I’ve been running XBMC (X Box Media Centre) on my old modded xbox for some time now – hooked up to a telly it makes a handy way of watching DVDs, online media and networked media off a NAS drive. Given that XBMC works flawlessly off a machine with 64megs of ram and eeePC should be no problem.
So a visit to http://xbmc.org/ later and an install I got xbmc working – and it works really well.
Note that there are a few steps to go through rather than rely on Ubuntu’s built in add new software tool – you have to add the sources to the software sources control panel:
deb http://ppa.launchpad.net/team-xbmc-gutsy/ubuntu gutsy main
deb-src http://ppa.launchpad.net/team-xbmc-gutsy/ubuntu gutsy main
then type the following into the terminal application:
sudo apt-get update
sudo apt-get install xbmc
but once I’d got that over with XBMC appeared in the applications folder like normal.

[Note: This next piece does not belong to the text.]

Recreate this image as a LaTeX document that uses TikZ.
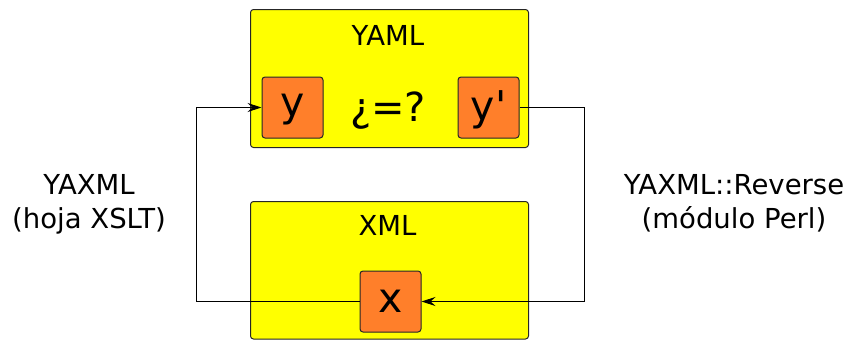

The iplayer plugin works by using the BBC stream intended for ipod / iphone users .
(See comment below) The iplayer plugin uses the same streams as the Flash interface on the iPlayer website, in all it’s VP6 quality (higher-res than the iPhone stream), and with future improvements to the XBMC RTMP client, may also be able to stream the high-quality H264 streams also offered via the Flash interface instead.

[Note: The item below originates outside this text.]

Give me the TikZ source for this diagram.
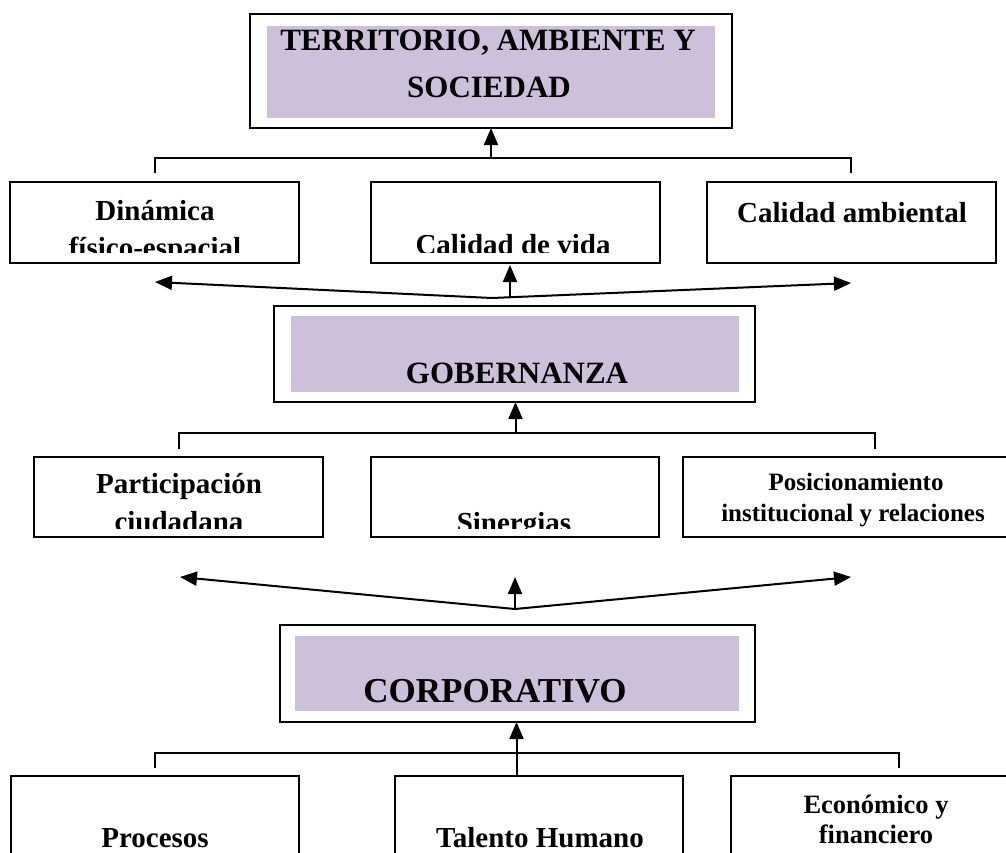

Which explains why it looks better on the eeepc than on my iphone.
And I can report that it works in full screen no problem with the eee. Which makes the possibility of the eee becomming a handy ultra portable media centre. There are a few issues – very occasionally it freezes after watching a programme, and it doesn’t work smoothly with compiz, but these are really minor – the more I play with XBMC the more it impresses me.